Some of the excruciatingly funny triple-decker puns and extended (and often visual) jokes about sex and sexual organs did not so much fall on deaf ears as on ears that couldn’t quite believe what they were hearing. However, after interval drinks, the audience returned (with a few exceptions, presumably unable to cope with the sheer blinding audacity of the piece) and the laughs came as thick and fast as the jokes.

Foley decided to set this comedy of money, class and sex in the 1950s, in Soho, a time and a place where celebrities, gangsters and adventurers from the upper classes all met in the sleazily glamorous night-clubs. Soho was a world apart from the rest of grey post-war Britain, just as Middleton’s fizzing cocktail of social-climbing wealthy merchants, feckless younger sons, lusty wives, clever whores and foolish young aristocrats was another country from the England that simmered beyond the City of London and the Southwark stews, a land of festering religious divisions, growing Puritanism and gruelling physical work.

As well as updating the setting, Foley took the slightly more contentious (but quite justified) decision to update some of the language, particularly the names of the principal characters, which give clues to their characters. He explains his choices in the programme notes, to make the piece accessible and understandable to today’s audiences. So the social climber Sir Bounteous Progress (so-called because of the ambitions of such wealthy nobodies to attract the king or queen on their royal progress around the realm) becomes Sir Bounteous Peersucker. And the quick-witted whore Gullman becomes Truly Kidman because we no longer use the term “gull” to mean taking advantage of someone.

The action is as fast and furious as it is funny and filthy. There are essentially two plots. The handsome Dick Follywit (a riproaring stud as played by Joe Bannister) wants the money he thinks his uncle (Sir Bounteous – a splendidy plummy but engaging performance by Ian Redford) is going to leave him, NOW, not when the old boy kicks the bucket. Uber-possessive Littledick (Ben Deery) is so jealous of his wife (energetically played by the delightful Ellie Beaven) that he is fooled into believing that the nun who comes to visit her is a pious sister, when in fact she is her sister-in-sin, Truly Kidman (Sarah Ridgeway), whose mother (Ishia Bennison)  is ever-ready to stitch her back into virginity for the next unsuspecting victim.

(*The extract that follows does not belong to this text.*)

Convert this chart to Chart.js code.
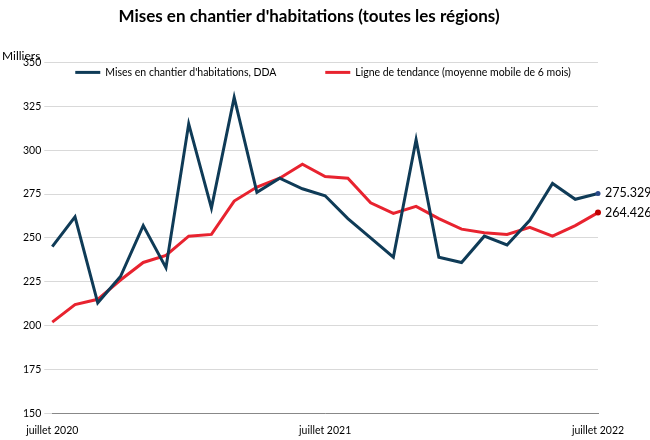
<!DOCTYPE html>
<html><head><meta charset="utf-8">
<script src="https://cdn.jsdelivr.net/npm/chart.js@4"></script>
<style>body{margin:0;background:#fff}#w{width:650px;height:440px}</style>
</head><body><div id="w"><canvas id="c"></canvas></div>
<script>
const labels=["juillet 2020","août 2020","sept. 2020","oct. 2020","nov. 2020","déc. 2020","janv. 2021","févr. 2021","mars 2021","avr. 2021","mai 2021","juin 2021","juillet 2021","août 2021","sept. 2021","oct. 2021","nov. 2021","déc. 2021","janv. 2022","févr. 2022","mars 2022","avr. 2022","mai 2022","juin 2022","juillet 2022"];
const mises=[245,262,213,228,257,233,315,267,330,276,284,278,274,261,250,239,306,239,236,251,246,260,281,272,275.329];
const tendance=[202,212,215,226,236,240,251,252,271,279,284,292,285,284,270,264,268,261,255,253,252,256,251,257,264.426];
const shownTicks=[0,12,24];
const last=labels.length-1;
const endLabels={
 id:'endLabels',
 afterDatasetsDraw(ch){
  const c=ch.ctx;c.save();c.font='12.5px Lato';c.fillStyle='#000';c.textBaseline='middle';
  ch.data.datasets.forEach((d,i)=>{const p=ch.getDatasetMeta(i).data[last];c.fillText(d.data[last].toFixed(3),p.x+7,p.y);});
  c.font='12px Lato';c.textBaseline='alphabetic';c.fillText('Milliers',2,60);
  // legend inside chart area
  const a=ch.chartArea, y=a.top+10;
  c.font='10.5px Lato';c.textBaseline='middle';c.lineWidth=3;
  const items=[[a.left+23,ch.data.datasets[0]],[a.left+273,ch.data.datasets[1]]];
  items.forEach(([x,d])=>{c.strokeStyle=d.borderColor;c.beginPath();c.moveTo(x,y);c.lineTo(x+25,y);c.stroke();c.fillStyle='#000';c.fillText(d.label,x+30,y);});
  c.restore();
 }
};
new Chart(document.getElementById('c'),{
 type:'line',
 data:{labels,datasets:[
  {label:"Mises en chantier d'habitations, DDA",data:mises,borderColor:'#0f3b57',backgroundColor:'#2a4a8a',borderWidth:3,tension:0,
   pointRadius:ctx=>ctx.dataIndex===last?2.5:0,pointBorderWidth:0},
  {label:'Ligne de tendance (moyenne mobile de 6 mois)',data:tendance,borderColor:'#e8232f',backgroundColor:'#c00000',borderWidth:3,tension:0,
   pointRadius:ctx=>ctx.dataIndex===last?3:0,pointBorderWidth:0}
 ]},
 plugins:[endLabels],
 options:{responsive:true,maintainAspectRatio:false,animation:false,
  layout:{padding:{left:20,right:52,top:0,bottom:0}},
  plugins:{
   title:{display:true,text:"Mises en chantier d'habitations (toutes les régions)",font:{family:'Lato',size:17,weight:'bold'},color:'#000',padding:{top:6,bottom:36}},
   legend:{display:false},
   tooltip:{enabled:false}
  },
  scales:{
   x:{grid:{display:false},border:{color:'#888'},
      ticks:{autoSkip:false,maxRotation:0,font:{family:'Lato',size:10.5},color:'#000',callback:(v,i)=>shownTicks.includes(i)?labels[i]:''}},
   y:{min:150,max:350,grid:{color:'#d9d9d9'},border:{display:false},
      ticks:{stepSize:25,font:{family:'Lato',size:10.5},color:'#000'}}
  }
 }
});
</script></body></html>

With an on-stage jazz band, a terrific vocalist, Linda John Pierre, great support from the whole cast, who all play multiple roles, and a hurtling pace that is as unflagging as Follywit’s libido, this is a brilliantly conceived updating of an unfairly neglected comedy, a vastly enjoyable romp through the back passages of society, full of fallible fools, cuckolds and tricksters.